Fill the peat pots with commercial seed starter mix, and spray the surface of the mix so that it is damp. Sow the seeds onto the surface, two or three to a pot, and cover with 1/16 inch of the mix. Spray the surface to provide moisture without disturbing the shallow seeds.
Seal each pot inside a plastic bag and keep in bright, indirect light at 23.9 degrees C. Use a thermometer to determine which spot in your house to use. You may need to use an under tray heater specifically for seed starting.
Remove the plastic when the seeds germinate--usually within 30 to 40 days--and move the pots to a sunny windowsill. You can also use a grow light, positioned 3 inches above the seedlings.

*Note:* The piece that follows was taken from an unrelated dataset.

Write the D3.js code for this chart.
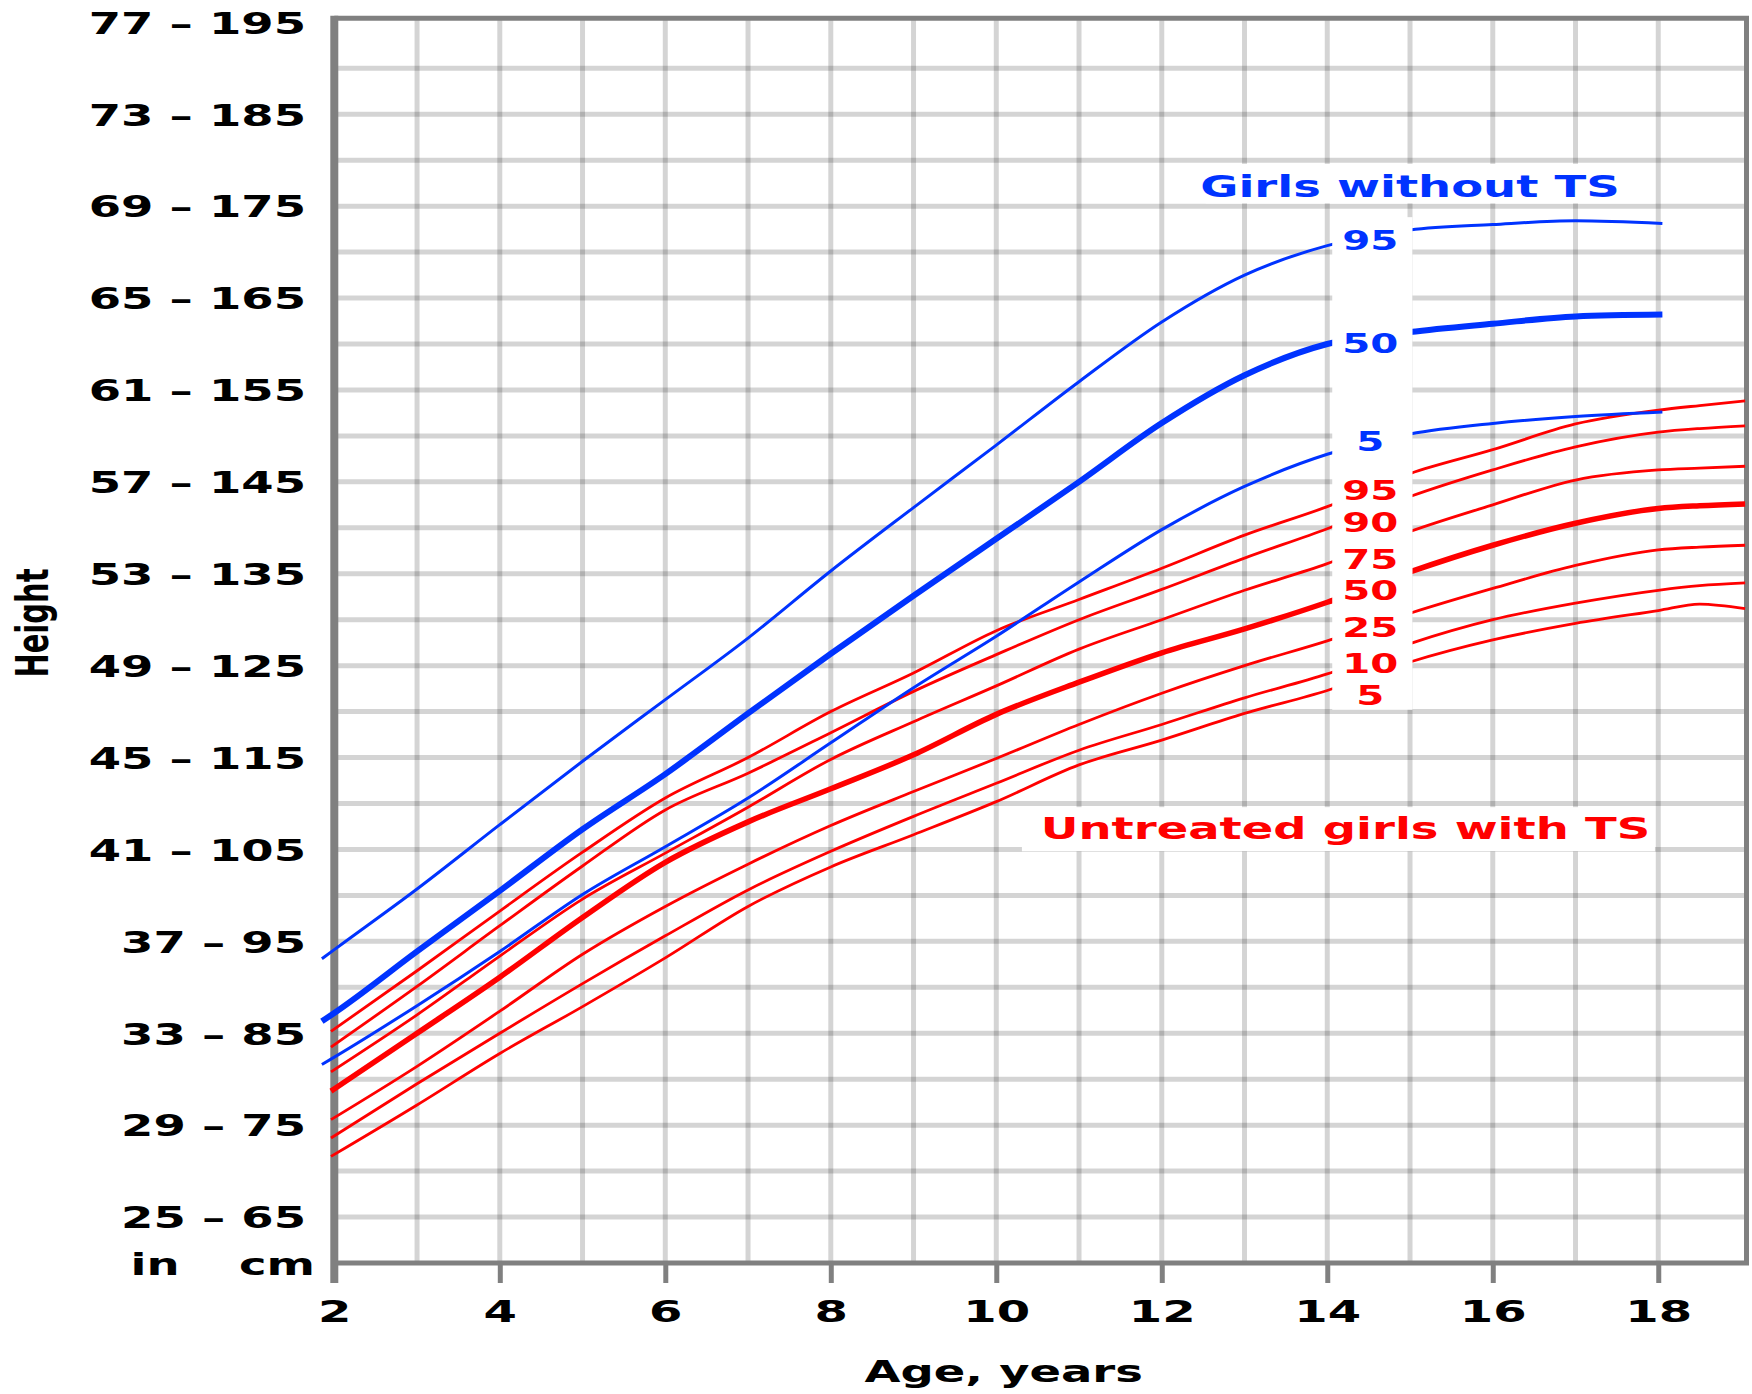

Keep the soil consistently moist, but not overly soggy or waterlogged. Do not allow the soil to dry out, or the sprouts to wilt.
Transplant the seedlings outside five to seven weeks after germination, spacing them 36 inches apart in a site in full sun with moist, well-drained soil with a pH of 6.1 to 6.5.
Tips and warnings
- Because summer winds can knock off the hardy hibiscus' vivid blooms, make sure your planting site is sheltered.
- Although hardy hibiscus reliably returns every year, it will be one of the last to emerge in your garden, sometimes not showing itself until early summer. Mark the spot where you transplanted your seedlings to avoid uprooting them by mistake, and have patience.